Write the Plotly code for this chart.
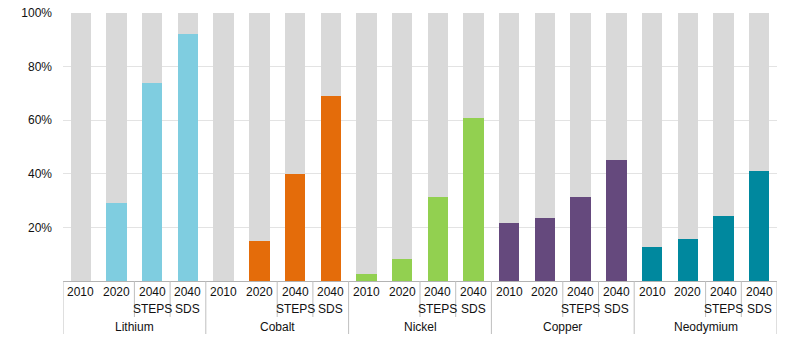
import plotly.graph_objects as go

# Share of each mineral's demand (percent) by period
minerals = ["Lithium", "Cobalt", "Nickel", "Copper", "Neodymium"]
period_years = ["2010", "2020", "2040", "2040"]
period_scenarios = ["", "", "STEPS", "SDS"]

lithium = [0, 29, 74, 92]
cobalt = [0, 15, 40, 69]
nickel = [2.6, 8.2, 31.5, 61]
copper = [21.6, 23.6, 31.5, 45]
neodymium = [12.8, 15.7, 24.4, 41]

mineral_colors = ["#7fcde0", "#e46c0a", "#92d050", "#65497d", "#00889e"]
rest_color = "#d9d9d9"

series = [lithium, cobalt, nickel, copper, neodymium]

keys, shares, colors = [], [], []
for m, vals, col in zip(minerals, series, mineral_colors):
    for y, s, v in zip(period_years, period_scenarios, vals):
        keys.append(f"{m} {y} {s}".strip())
        shares.append(v)
        colors.append(col)
remainder = [100 - v for v in shares]

FONT = "Arial, Liberation Sans, Helvetica, sans-serif"

fig = go.Figure()
fig.add_trace(go.Bar(x=keys, y=shares, marker=dict(color=colors, line=dict(width=0)),
                     hoverinfo="x+y"))
fig.add_trace(go.Bar(x=keys, y=remainder, marker=dict(color=rest_color, line=dict(width=0)),
                     hoverinfo="skip"))

W, H = 793, 347
ml, mr, mt, mb = 63, 16, 13, 66
plot_h = H - mt - mb


def py(pix):
    """Pixel row (from top of page) to paper y coordinate."""
    return (H - mb - pix) / plot_h


annotations = []
shapes = []
n_per = len(period_years)
label_font = dict(size=12, color="#111111", family=FONT)
for gi, m in enumerate(minerals):
    base = gi * n_per
    for j in range(n_per):
        idx = base + j
        annotations.append(dict(x=idx, y=py(291.5), xref="x", yref="paper",
                                text=period_years[j], showarrow=False, font=label_font,
                                xanchor="center", yanchor="middle"))
        if period_scenarios[j]:
            annotations.append(dict(x=idx, y=py(309), xref="x", yref="paper",
                                    text=period_scenarios[j], showarrow=False,
                                    font=label_font, xanchor="center", yanchor="middle"))
    annotations.append(dict(x=base + (n_per - 1) / 2, y=py(327), xref="x", yref="paper",
                            text=m, showarrow=False, font=label_font,
                            xanchor="center", yanchor="middle"))
    # group divider on the left of each mineral
    shapes.append(dict(type="line", xref="x", yref="paper", x0=base - 0.5, x1=base - 0.5,
                       y0=0, y1=py(334), line=dict(color="#bfbfbf", width=1)))
    # dividers between the later periods
    for k in (1.5, 2.5):
        shapes.append(dict(type="line", xref="x", yref="paper", x0=base + k, x1=base + k,
                           y0=0, y1=py(317), line=dict(color="#bfbfbf", width=1)))
last = len(keys) - 0.5
shapes.append(dict(type="line", xref="x", yref="paper", x0=last, x1=last,
                   y0=0, y1=py(334), line=dict(color="#bfbfbf", width=1)))

fig.update_layout(
    width=W, height=H,
    margin=dict(l=ml, r=mr, t=mt, b=mb, autoexpand=False),
    barmode="stack",
    bargap=0.43,
    showlegend=False,
    plot_bgcolor="white",
    paper_bgcolor="white",
    font=dict(family=FONT, size=12, color="#111111"),
    annotations=annotations,
    shapes=shapes,
    xaxis=dict(type="category", range=[-0.5, len(keys) - 0.5], showticklabels=False,
               ticks="", showgrid=False, showline=True, linecolor="#b3b3b3",
               linewidth=1, zeroline=False, fixedrange=True, automargin=False),
    yaxis=dict(range=[0, 100], tickvals=[20, 40, 60, 80, 100],
               ticktext=["20%", "40%", "60%", "80%", "100%"],
               showgrid=True, gridcolor="#e3e3e3", gridwidth=1,
               zeroline=False, showline=False, ticks="",
               tickfont=dict(size=12, color="#111111", family=FONT),
               ticklabelstandoff=10, fixedrange=True, automargin=False),
)

fig.write_html("out.html", config={"displayModeBar": False})
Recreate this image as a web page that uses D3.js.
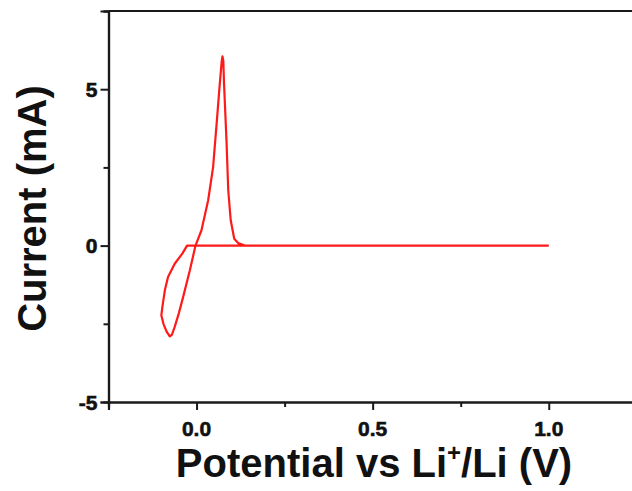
<!DOCTYPE html>
<html>
<head>
<meta charset="utf-8">
<script src="https://cdn.jsdelivr.net/npm/d3@7"></script>
<style>
  html, body { margin: 0; padding: 0; background: #fff; }
  svg { display: block; }
  text { font-family: "Liberation Sans", Arial, sans-serif; font-weight: bold; fill: #111; }
  text.xl, text.yl { stroke: #111; stroke-width: 0.6px; }
</style>
</head>
<body>
<svg id="chart" width="632" height="491"></svg>
<script>
// ---- data ----
const potential = [1.0, -0.027, -0.040, -0.062, -0.081, -0.090, -0.097, -0.100, -0.094, -0.085,
                   -0.076, -0.070, -0.062, -0.050, -0.038, -0.019, -0.003, 0.014, 0.033, 0.047,
                   0.057, 0.066, 0.0715, 0.0736, 0.0760, 0.078, 0.085, 0.090, 0.097, 0.107,
                   0.118, 0.137, 1.0];
const current = [0.0, 0.0, -0.25, -0.58, -1.00, -1.43, -1.96, -2.23, -2.50, -2.75,
                 -2.90, -2.85, -2.60, -2.15, -1.64, -0.79, 0.0, 0.49, 1.45, 2.51,
                 3.90, 5.18, 5.90, 6.05, 5.90, 5.18, 3.36, 1.77, 0.81, 0.22,
                 0.08, 0.0, 0.0];
const xMajorTicks = [0, 0.5, 1.0];
const xTickLabels = ["0.0", "0.5", "1.0"];
const xMinorTicks = [-0.25, 0.25, 0.75, 1.25];
const yMajorTicks = [-5, 0, 5];
const yTickLabels = ["-5", "0", "5"];
const yMinorTicks = [-2.5, 2.5, 7.5];
const xTitle = "Potential vs Li";
const yTitle = "Current (mA)";

// ---- layout ----
const margin = { left: 108.5, top: 11 };
const plotW = 528.3, plotH = 391;
const svg = d3.select("#chart");
const g = svg.append("g").attr("transform", `translate(${margin.left},${margin.top})`);

const x = d3.scaleLinear().domain([-0.25, 1.25]).range([0, plotW]);
const y = d3.scaleLinear().domain([-5, 7.5]).range([plotH, 0]);

const axisColor = "#1a1a1a";

// curve
const pts = potential.map((p, i) => [p, current[i]]);
g.append("path")
  .datum(pts)
  .attr("fill", "none")
  .attr("stroke", "#ff1a1a")
  .attr("stroke-width", 2.2)
  .attr("stroke-linejoin", "round")
  .attr("d", d3.line().x(d => x(d[0])).y(d => y(d[1])));

// axes (lines and ticks via d3 axes; labels drawn explicitly)
function styleAxis(sel) {
  sel.selectAll(".domain").attr("stroke", axisColor).attr("stroke-width", 2.2);
  sel.selectAll(".tick line").attr("stroke", axisColor).attr("stroke-width", 2);
}

const xAxis = g.append("g").attr("transform", `translate(0,${plotH})`)
  .call(d3.axisBottom(x).tickValues(xMajorTicks).tickSize(8).tickFormat(""));
styleAxis(xAxis);
const xMinor = g.append("g").attr("transform", `translate(0,${plotH})`)
  .call(d3.axisBottom(x).tickValues(xMinorTicks).tickSize(5).tickFormat(""));
styleAxis(xMinor);

const yAxis = g.append("g")
  .call(d3.axisLeft(y).tickValues(yMajorTicks).tickSize(8).tickFormat(""));
styleAxis(yAxis);
const yMinor = g.append("g")
  .call(d3.axisLeft(y).tickValues(yMinorTicks).tickSize(5).tickFormat(""));
styleAxis(yMinor);

g.selectAll("text.xl").data(xMajorTicks).join("text")
  .attr("class", "xl")
  .attr("x", d => x(d))
  .attr("y", plotH + 34)
  .attr("text-anchor", "middle")
  .style("font-size", "21px")
  .text((d, i) => xTickLabels[i]);

g.selectAll("text.yl").data(yMajorTicks).join("text")
  .attr("class", "yl")
  .attr("x", -11)
  .attr("y", d => y(d) + 7.5)
  .attr("text-anchor", "end")
  .style("font-size", "21px")
  .text((d, i) => yTickLabels[i]);

// top and right frame
g.append("line").attr("x1", x(-0.25)).attr("x2", x(1.25)).attr("y1", 0).attr("y2", 0)
  .attr("stroke", axisColor).attr("stroke-width", 2.2);
g.append("line").attr("x1", x(1.25)).attr("x2", x(1.25)).attr("y1", 0).attr("y2", plotH)
  .attr("stroke", axisColor).attr("stroke-width", 2.2);

// x title
const xt = svg.append("text")
  .attr("x", 374).attr("y", 477)
  .attr("text-anchor", "middle")
  .style("font-size", "40px");
xt.append("tspan").text(xTitle);
xt.append("tspan").text("+").style("font-size", "24px").attr("dy", -16);
xt.append("tspan").text("/Li (V)").attr("dy", 16);

// y title
svg.append("text")
  .attr("transform", `translate(46,${margin.top + plotH / 2 + 2}) rotate(-90)`)
  .attr("text-anchor", "middle")
  .style("font-size", "40px")
  .text(yTitle);
</script>
</body>
</html>
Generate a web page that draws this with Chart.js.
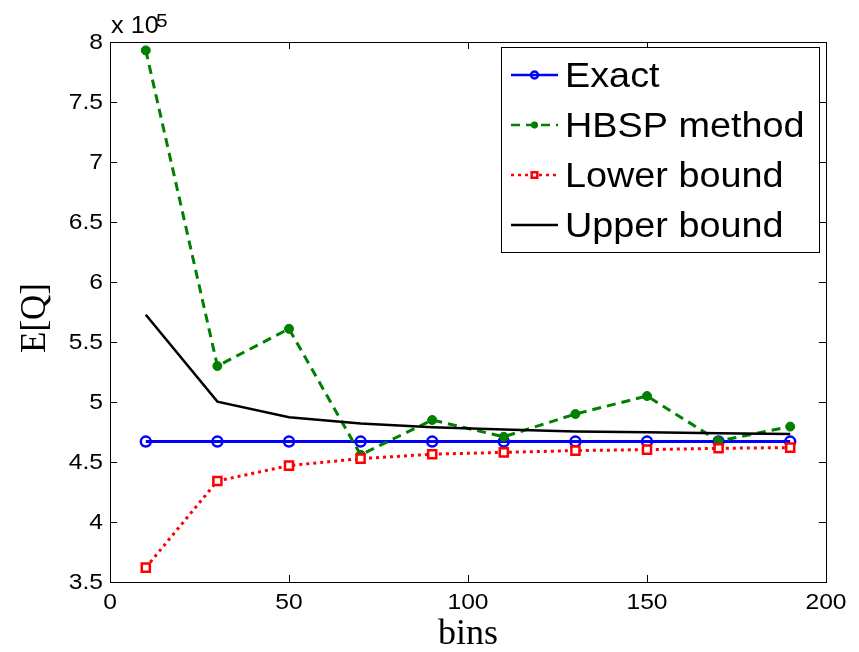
■ ■ ■ ■
Do not include pictures. Give again exactly the lines starting at the one with "Recreate this image" and ending at the one with "x(d[0])).y(d => y(d[1])));", both included.

Result:
Recreate this image as a web page that uses D3.js.
<!DOCTYPE html>
<html>
<head>
<meta charset="utf-8">
<script src="https://cdn.jsdelivr.net/npm/d3@7"></script>
<style>
  html, body { margin: 0; padding: 0; background: #fff; }
  svg { display: block; }
  text { font-family: "Liberation Sans", Arial, sans-serif; font-weight: bold; fill: #111; }
  text.xl, text.yl { stroke: #111; stroke-width: 0.6px; }
</style>
</head>
<body>
<svg id="chart" width="632" height="491"></svg>
<script>
// ---- data ----
const potential = [1.0, -0.027, -0.040, -0.062, -0.081, -0.090, -0.097, -0.100, -0.094, -0.085,
                   -0.076, -0.070, -0.062, -0.050, -0.038, -0.019, -0.003, 0.014, 0.033, 0.047,
                   0.057, 0.066, 0.0715, 0.0736, 0.0760, 0.078, 0.085, 0.090, 0.097, 0.107,
                   0.118, 0.137, 1.0];
const current = [0.0, 0.0, -0.25, -0.58, -1.00, -1.43, -1.96, -2.23, -2.50, -2.75,
                 -2.90, -2.85, -2.60, -2.15, -1.64, -0.79, 0.0, 0.49, 1.45, 2.51,
                 3.90, 5.18, 5.90, 6.05, 5.90, 5.18, 3.36, 1.77, 0.81, 0.22,
                 0.08, 0.0, 0.0];
const xMajorTicks = [0, 0.5, 1.0];
const xTickLabels = ["0.0", "0.5", "1.0"];
const xMinorTicks = [-0.25, 0.25, 0.75, 1.25];
const yMajorTicks = [-5, 0, 5];
const yTickLabels = ["-5", "0", "5"];
const yMinorTicks = [-2.5, 2.5, 7.5];
const xTitle = "Potential vs Li";
const yTitle = "Current (mA)";

// ---- layout ----
const margin = { left: 108.5, top: 11 };
const plotW = 528.3, plotH = 391;
const svg = d3.select("#chart");
const g = svg.append("g").attr("transform", `translate(${margin.left},${margin.top})`);

const x = d3.scaleLinear().domain([-0.25, 1.25]).range([0, plotW]);
const y = d3.scaleLinear().domain([-5, 7.5]).range([plotH, 0]);

const axisColor = "#1a1a1a";

// curve
const pts = potential.map((p, i) => [p, current[i]]);
g.append("path")
  .datum(pts)
  .attr("fill", "none")
  .attr("stroke", "#ff1a1a")
  .attr("stroke-width", 2.2)
  .attr("stroke-linejoin", "round")
  .attr("d", d3.line().x(d => x(d[0])).y(d => y(d[1])));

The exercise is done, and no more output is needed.